Az önce evdeki ve dışarıdaki yaşam arasındaki farkı düşündüm. Bugüne dek evime gelen dostlarımdan öğrendiğim şeyler var hayata dair. Yaşamama gerek kalmadı. Belki yaşasam farklı olabilirdi. Olasılık ihtimallerini de düşünmek gerekiyor biliyorum ama; “biliyor musun durumum hiç iyi değil, kendimi kötü hissediyorum ya da yine işsizim” diyen yakınlarıma verdiğim o cevap gibiydi gerçek “Bunu Türkiye yaşıyor. Herkes aynı durumda” Yani, bana gelenler aynı senaryoyu, başka kişilerle yaşıyorlardı ve sonuç hep aynıydı hatta repliklerde…
Aşklarımızı kıyasladım. Ben ilişki yaşamıyordum, ilişki yaşıyorum diyenler de. İlişki yaşayanlarla aynı duygular içindeydik. Nefretlerimiz, kızgınlıklarımız, özlemlerimiz, sevinç gözyaşlarımız, sevilmelerimiz, sevmelerimiz aynıydı. Ben de çekip gidiyordum bir aşkın içinden, onlar da. Ben de terk ediliyordum ve aldatılıyordum, öyle olduğunu sanıyordum, kıskanıyordum, kıskandığımda tuhaf davranıyordum, onlar da. Ve ben de sevgilimle el ele tutuşup bir sahilde dolaşamıyordum, onlar da. Mesaj almıyorduk, aranmıyorduk ve evde birbirimizi teselli ederek bekliyorduk.
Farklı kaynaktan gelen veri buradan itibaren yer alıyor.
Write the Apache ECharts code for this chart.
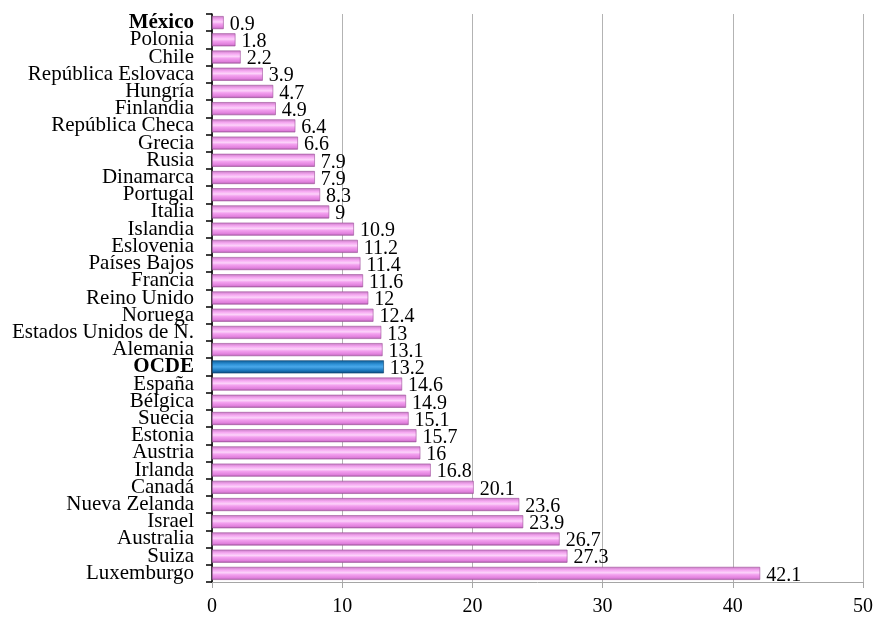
<!DOCTYPE html>
<html><head><meta charset="utf-8">
<script src="https://cdn.jsdelivr.net/npm/echarts@6/dist/echarts.min.js"></script>
<style>html,body{margin:0;padding:0;background:#fff}#c{width:879px;height:617px}</style>
</head><body><div id="c"></div>
<script>
const categories = ["México","Polonia","Chile","República Eslovaca","Hungría","Finlandia","República Checa","Grecia","Rusia","Dinamarca","Portugal","Italia","Islandia","Eslovenia","Países Bajos","Francia","Reino Unido","Noruega","Estados Unidos de N.","Alemania","OCDE","España","Bélgica","Suecia","Estonia","Austria","Irlanda","Canadá","Nueva Zelanda","Israel","Australia","Suiza","Luxemburgo"];
const values = [0.9,1.8,2.2,3.9,4.7,4.9,6.4,6.6,7.9,7.9,8.3,9,10.9,11.2,11.4,11.6,12,12.4,13,13.1,13.2,14.6,14.9,15.1,15.7,16,16.8,20.1,23.6,23.9,26.7,27.3,42.1];
const boldCats = ["México","OCDE"];
const highlightCat = "OCDE";

const pink = new echarts.graphic.LinearGradient(0,0,0,1,[
  {offset:0,color:'#c77ac4'},{offset:0.25,color:'#f6a9f2'},{offset:0.45,color:'#fcd3fa'},
  {offset:0.6,color:'#f3a0ef'},{offset:0.85,color:'#e07fdc'},{offset:1,color:'#a85ca6'}]);
const blue = new echarts.graphic.LinearGradient(0,0,0,1,[
  {offset:0,color:'#0b5a94'},{offset:0.3,color:'#2f92d8'},{offset:0.5,color:'#4aa8ea'},
  {offset:0.75,color:'#1e7cc2'},{offset:1,color:'#0a4a7c'}]);

const chart = echarts.init(document.getElementById('c'));
chart.setOption({
  animation:false,
  grid:{left:212,right:16,top:14,bottom:34,containLabel:false},
  xAxis:{type:'value',min:0,max:50,interval:10,
    axisLine:{show:true,lineStyle:{color:'#a6a6a6'}},
    axisTick:{show:true,length:6,lineStyle:{color:'#a6a6a6'}},
    splitLine:{show:true,lineStyle:{color:'#b3b3b3'}},
    axisLabel:{color:'#000',fontFamily:'Liberation Serif',fontSize:20,margin:15}},
  yAxis:{type:'category',inverse:true,data:categories,
    axisLine:{show:true,lineStyle:{color:'#000',width:1.5}},
    axisTick:{show:true,length:6,lineStyle:{color:'#000',width:1.5}},
    axisLabel:{interval:0,color:'#000',fontFamily:'Liberation Serif',fontSize:21,margin:18,lineHeight:18,
      formatter:v=>boldCats.includes(v)?'{b|'+v+'}':v,
      rich:{b:{fontWeight:'bold',fontFamily:'Liberation Serif',fontSize:21,lineHeight:18,color:'#000'}}}},
  series:[{type:'bar',barWidth:13,
    data:values.map((v,i)=>({value:v,itemStyle:{color:categories[i]===highlightCat?blue:pink,
      borderColor:categories[i]===highlightCat?'#083e69':'#9c4f99',borderWidth:0.6}})),
    label:{show:true,position:'right',distance:6,color:'#000',fontFamily:'Liberation Serif',fontSize:20,lineHeight:18,offset:[0,2]}}]
});
</script></body></html>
O Yok’tu. O’nlar vardılar ama yok’tular.
Şimdi düşünüyorum. Belki de en doğrusu, dans pistinde kafamdaki tüm soruları sorarak öğrenmek, deneyimlemek, dokunmak, değiştirmek yani hepsiyle ayrı ayrı dans ederek onlara sormak : “evime gelen arkadaşlarım ve ben neden yalnızız?”
Sonra, düşünüyorum. Hangisi daha güçlü diye beklemek mi? Yoksa dans pistine gidip test etmek mi? Beklemek yalnızlık, Beklememek en büyük yalnızlık.
İhtiyaçlarımı düşünüyorum; biriyle fena halde konuşmaya ihtiyacım var. Şarkının sadece bu kısmını alıyorum. İtiraf ediyorum, “Senin ne haddine böyle şeylerle uğraşmak”diyerek, yaşananlardan pay çıkaran o hazırcı tembel benim.
Düşündüm. Birçok kişiye korkakça gelecek belki ama soruların cevapları hep aynı olunca yaşamak için “yaşamaya” gerek yok. Piste çıkmaya da gerek yok, hatta bazen evin dışında olmaya da.